Given task =>
The records that follow are to be transcribed in full, without their images.

Figure scripts

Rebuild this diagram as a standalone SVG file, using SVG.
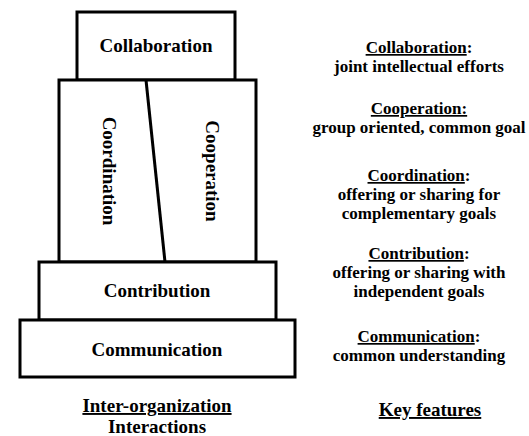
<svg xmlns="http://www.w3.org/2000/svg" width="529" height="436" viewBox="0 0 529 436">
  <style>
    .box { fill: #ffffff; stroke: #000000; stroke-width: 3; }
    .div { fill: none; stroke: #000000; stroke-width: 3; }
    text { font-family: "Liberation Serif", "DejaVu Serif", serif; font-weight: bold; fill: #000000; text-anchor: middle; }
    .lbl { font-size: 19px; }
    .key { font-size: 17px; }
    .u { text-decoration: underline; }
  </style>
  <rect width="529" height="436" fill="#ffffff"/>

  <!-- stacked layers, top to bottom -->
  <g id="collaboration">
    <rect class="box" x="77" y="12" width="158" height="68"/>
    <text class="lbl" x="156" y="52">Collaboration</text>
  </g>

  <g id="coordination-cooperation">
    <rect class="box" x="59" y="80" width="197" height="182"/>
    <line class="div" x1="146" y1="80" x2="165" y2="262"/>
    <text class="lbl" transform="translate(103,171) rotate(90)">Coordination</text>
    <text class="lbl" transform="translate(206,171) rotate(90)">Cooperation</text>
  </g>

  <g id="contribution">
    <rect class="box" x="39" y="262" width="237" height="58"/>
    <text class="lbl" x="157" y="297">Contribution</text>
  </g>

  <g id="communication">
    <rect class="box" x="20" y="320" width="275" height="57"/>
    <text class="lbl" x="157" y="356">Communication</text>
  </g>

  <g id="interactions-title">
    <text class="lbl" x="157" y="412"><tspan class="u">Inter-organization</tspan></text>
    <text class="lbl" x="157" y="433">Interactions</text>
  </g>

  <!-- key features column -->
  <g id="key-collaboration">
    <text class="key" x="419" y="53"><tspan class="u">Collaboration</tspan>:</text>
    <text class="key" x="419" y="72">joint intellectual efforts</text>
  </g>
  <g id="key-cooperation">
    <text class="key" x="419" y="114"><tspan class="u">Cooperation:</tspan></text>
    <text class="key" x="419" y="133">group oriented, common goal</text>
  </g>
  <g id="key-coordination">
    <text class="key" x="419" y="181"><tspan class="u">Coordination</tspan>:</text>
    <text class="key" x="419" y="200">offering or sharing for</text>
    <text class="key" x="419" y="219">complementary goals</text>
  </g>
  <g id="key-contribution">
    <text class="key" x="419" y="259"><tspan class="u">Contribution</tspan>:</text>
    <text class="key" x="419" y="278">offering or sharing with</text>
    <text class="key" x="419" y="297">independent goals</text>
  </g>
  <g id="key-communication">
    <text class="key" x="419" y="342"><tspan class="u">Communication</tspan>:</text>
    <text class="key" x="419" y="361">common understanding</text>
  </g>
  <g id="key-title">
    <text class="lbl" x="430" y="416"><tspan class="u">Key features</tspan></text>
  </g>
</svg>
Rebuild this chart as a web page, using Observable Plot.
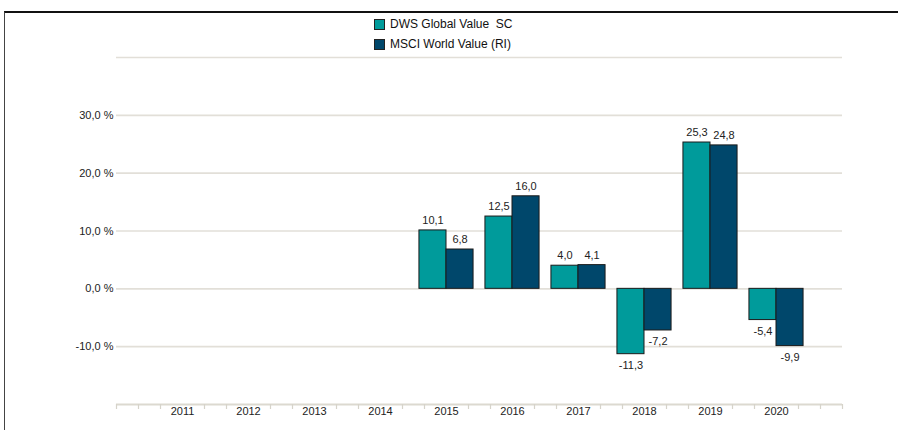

Solution for this exercise =>
Rebuild this diagram as a standalone SVG file, using SVG.
<svg xmlns="http://www.w3.org/2000/svg" width="529" height="436" viewBox="0 0 529 436">
  <style>
    .box { fill: #ffffff; stroke: #000000; stroke-width: 3; }
    .div { fill: none; stroke: #000000; stroke-width: 3; }
    text { font-family: "Liberation Serif", "DejaVu Serif", serif; font-weight: bold; fill: #000000; text-anchor: middle; }
    .lbl { font-size: 19px; }
    .key { font-size: 17px; }
    .u { text-decoration: underline; }
  </style>
  <rect width="529" height="436" fill="#ffffff"/>

  <!-- stacked layers, top to bottom -->
  <g id="collaboration">
    <rect class="box" x="77" y="12" width="158" height="68"/>
    <text class="lbl" x="156" y="52">Collaboration</text>
  </g>

  <g id="coordination-cooperation">
    <rect class="box" x="59" y="80" width="197" height="182"/>
    <line class="div" x1="146" y1="80" x2="165" y2="262"/>
    <text class="lbl" transform="translate(103,171) rotate(90)">Coordination</text>
    <text class="lbl" transform="translate(206,171) rotate(90)">Cooperation</text>
  </g>

  <g id="contribution">
    <rect class="box" x="39" y="262" width="237" height="58"/>
    <text class="lbl" x="157" y="297">Contribution</text>
  </g>

  <g id="communication">
    <rect class="box" x="20" y="320" width="275" height="57"/>
    <text class="lbl" x="157" y="356">Communication</text>
  </g>

  <g id="interactions-title">
    <text class="lbl" x="157" y="412"><tspan class="u">Inter-organization</tspan></text>
    <text class="lbl" x="157" y="433">Interactions</text>
  </g>

  <!-- key features column -->
  <g id="key-collaboration">
    <text class="key" x="419" y="53"><tspan class="u">Collaboration</tspan>:</text>
    <text class="key" x="419" y="72">joint intellectual efforts</text>
  </g>
  <g id="key-cooperation">
    <text class="key" x="419" y="114"><tspan class="u">Cooperation:</tspan></text>
    <text class="key" x="419" y="133">group oriented, common goal</text>
  </g>
  <g id="key-coordination">
    <text class="key" x="419" y="181"><tspan class="u">Coordination</tspan>:</text>
    <text class="key" x="419" y="200">offering or sharing for</text>
    <text class="key" x="419" y="219">complementary goals</text>
  </g>
  <g id="key-contribution">
    <text class="key" x="419" y="259"><tspan class="u">Contribution</tspan>:</text>
    <text class="key" x="419" y="278">offering or sharing with</text>
    <text class="key" x="419" y="297">independent goals</text>
  </g>
  <g id="key-communication">
    <text class="key" x="419" y="342"><tspan class="u">Communication</tspan>:</text>
    <text class="key" x="419" y="361">common understanding</text>
  </g>
  <g id="key-title">
    <text class="lbl" x="430" y="416"><tspan class="u">Key features</tspan></text>
  </g>
</svg>
Rebuild this chart as a web page, using Observable Plot.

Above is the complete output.